My views on sampling

Dear all,

This is my second email on comments to the 2012-02-09 editor's draft. Here
I deal with sampling (chapter 4).

My general view on sampling is that the methodology should have strong
statistical basis for the sample selection and the statistical relevance of
the results obtained for the sample when making considerations on the full
website. In addition, my (little) knowledge of statistics make me worried
about trying to mix samples using different selection criteria. I don't
believe that this a good approach from the viewpoint of statisticall
soundness.

Detailed comments on chapter 4:

   - [4.1] I am not good at statistics, but I have been told that one
   cannot mix different sampling  procedures in one study if the results are
   to be considered statistically relevant. My understanding of it is that we
   can only compare random to random, core to core, and task to task. I
   believe that this a crucial for the methodology.
   - [4.1.1. Paragraph after item list] No. I am afraid that one cannot
   combine samples. The statistical relevance of the results provided by
   evaluation the core resource set cannot be improved by adding random pages.
   - [4.1.2] One idea, why not adding "task-oriented" (complete processes)
   to the core resources? I think it makes sense because both are directed
   samples.
   - [4.1.3, paragraph 1] I think that the methodology can be more
   prescriptive here. It should describe one or more methods for selecting
   random samples. If more than one is listed, then the methodology should
   provide guidance for choosing between them.
   - [4.2. Paragraph 1] No. See my comments above. We cannot combine
   samples created using different methods. Each sample (core, task, random)
   should be treated separated from the others.
   - [4.2. Paragraph 1] Why "minimum of two examples of resources"?
   Explanation is needed...
   - [4.2. Paragraph 2] I think that the methodology can be much more
   precise here. It should be based on "sample theory" from statistics.
   Instead of fixing a minimum amount of pages, it should explain how the size
   of the sample affects the statistical reliability of the results.

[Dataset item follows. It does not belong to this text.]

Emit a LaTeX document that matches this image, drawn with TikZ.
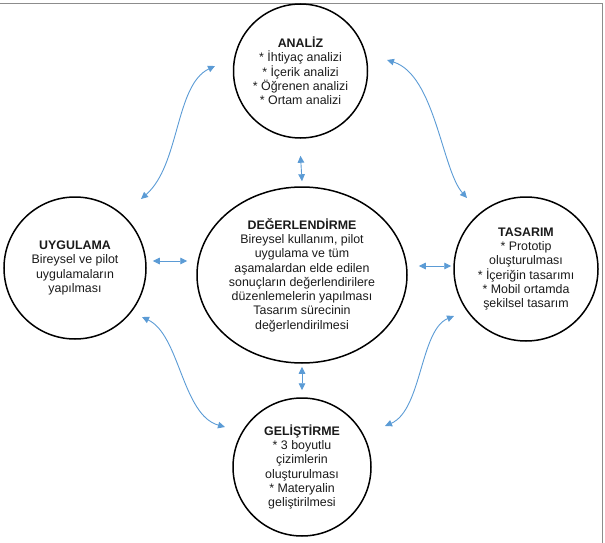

The
   sample size is different if we want a 95% of reliability (p=0.05) or a 99%
   (p=0.01). In addition, I think that sampling theory takes into account
   categories (attributes) in the population to determine the relevance of the
   sample (like if 50% are women and 50% are men in general population, then
   the sample should maintain these percentages). This idea could be reused
   for selecting pages with some specific types of content.
   - [4.3] I think that the key concept is the "reliability" goal of the
   evaluation process. That will define an adequate sample size.

Again, I sincerely hope that my comments will be useful for your work.